# I need help with an EXO TERRA Light Unit!!



## Piraya1 (Feb 26, 2007)

I bought this Light unit, electronic terranium lamp controller that powers 2 uvb tubes. It says on the box - "max 2 X 40W", I used it to power 2 15W 10.0 uvb tubes and the unit burnt and melted after an hour. Did I do wrong?? Will I just get a replacement or....

If I get the unit that quotes "max 2 X 20W" Will this burn out if I use it to power these bulbs?? 

Any suggestions and help with this asap much appreciated:help:


----------



## Piraya1 (Feb 26, 2007)

Can I have a 10.0 on one and an 8.0 uvb tube on the other?


----------



## jacko (Apr 7, 2007)

i have the vivilux one and had no probs with that. it is running 2 10.0 tubes 20 watts the unit is rated 35-40 watts max.
thinking yours must have been faulty i would take it back.
as for running one 8 and one 10 i dont think that would be a problem.


----------



## Akua_Ko_Nalu (Feb 15, 2007)

Sounds like yours is faulty, I'm using the 2x40W unit on 2 30W UV 2.0 Bulbs. I think you need to have 2 of the same bulbs though. May sya it on the box, can't remember. I'd seek a refund/replacement


----------



## Piraya1 (Feb 26, 2007)

I had it plugged into a timer and then into an extension lead..

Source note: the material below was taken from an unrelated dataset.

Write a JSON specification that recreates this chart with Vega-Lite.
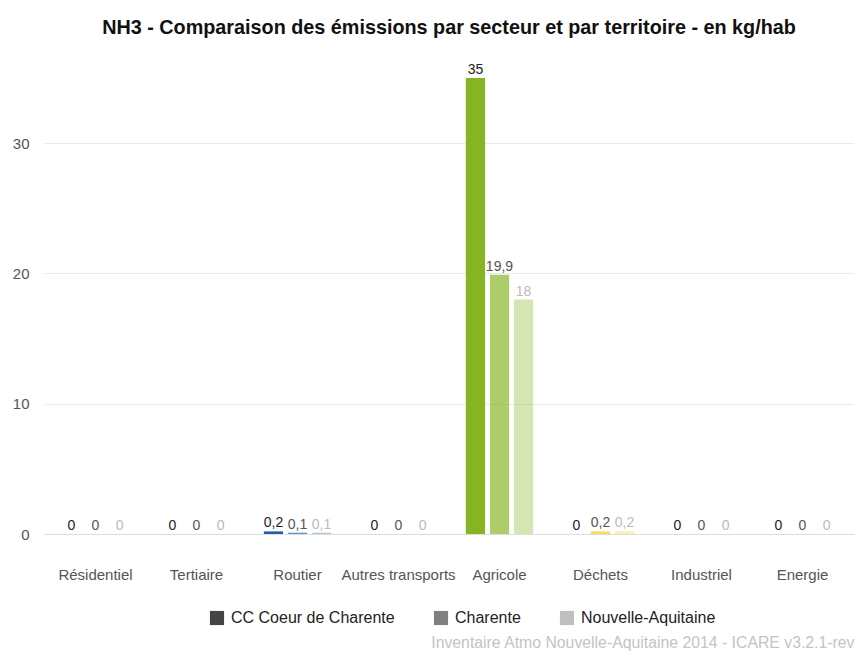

The light unit is a 13amp and so is the extension lead, it also had 2 heat bulbs of 60W connected...


----------



## Pro Mantis (Apr 7, 2007)

Sounds like a faulty unit IMO. Now your job for tomorrow is to shout down the phone.:Na_Na_Na_Na:


----------



## It's corny but.. (Feb 7, 2007)

Piraya1 said:


> Can I have a 10.0 on one and an 8.0 uvb tube on the other?


Exo-terra say you can have different bulbs on, they recommend the 10.0 UV and the 2.0 full spectrum, so you definitely can, faulty unit I say too!


----------



## Piraya1 (Feb 26, 2007)

I got a replacement yesterday, it seems to be doing fine. Must have been faulty..


----------